The city of Sacramento declared a water shortage in January and has been enforcing tough rules since then. The Sacramento Bee asked Sacramento utilities director Dave Brent how the city was dealing with the state’s latest ruling.

Will the city stop washing sidewalks and driveways, and will it enforce those actions by members of the public?

Since Jan. 14, when the City Council approved a stage 2 water shortage, we have been limiting the cleaning (with water) of city facilities to matters of public health and safety. Exceptions would be when there’s a possibility for slips and falls, such as on tennis courts, which we hose down once a month in the summer, and sidewalks at City Hall, where the bird droppings may pile up.

We expect the public to use the same amount of discretion. For example, citizens can still wash cars at home, but we expect the watering to be done on an approved watering day, and we require they use a hose with a shut-off nozzle. Approved watering days are based on the last digit of your house number: Addresses ending in an even digit can water on Wednesdays and Sundays, and water on Tuesdays and Saturdays if the house number ends in an odd digit.

How will the city patrol for landscape irrigation that causes runoff into the street and gutters? Is this part of current patrols?

We currently patrol for runoff. In cases where our drought-buster team sees the source, we can follow up with a notice of violation. Where it has been called in to 311, we will look into it in the following days to see if we can tie it to a specific address. It’s important to note that we are asking for compliance, not trying to generate revenue with violations. We are requiring that everyone follow the rules. If they don’t know the rules, the first notice of violation, which is a warning, will educate them.

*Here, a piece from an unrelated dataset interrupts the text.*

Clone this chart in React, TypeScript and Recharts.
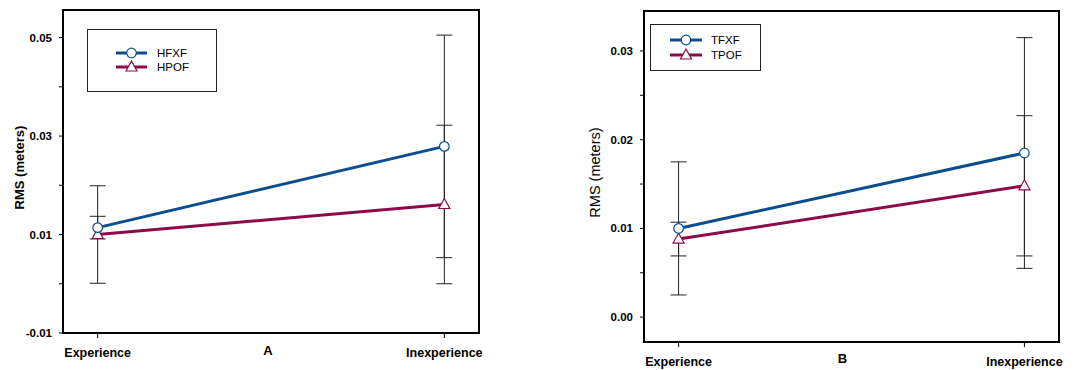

Will the city issue fines up to $500 for water abuse, as is now allowed by the state regulations?

Since we declared a water shortage in January, our outdoor water conservation ordinance has included fines up to $1,000 for a fourth violation. Fortunately, we haven’t had anyone commit a fourth violation. First notices of violation are a warning with no fine, the second is $50, and the third is $200.

Do you have the latest figures on how much water use has been reduced in the city this year over last year?

We want to thank the citizens for cutting back during this severe drought, starting with 11 percent in February and each month edging closer and closer to our goal of a 20 percent reduction. In June, consumption was down by 17 percent, which translates to 744 million gallons saved – or enough to provide 4,900 homes with water for a year. The total amount saved since February is 2.2 billion gallons, enough to provide water to 14,500 homes for a year.

The last 3 percent is achievable if everyone (businesses and residents) will check their irrigation timers and sprinkler heads and reset them if necessary to reduce water use. If you use a landscaper, we’re urging businesses and residents to ask them to be sure the controllers comply with the watering rules. Getting to 20 percent is achievable if everyone does their part.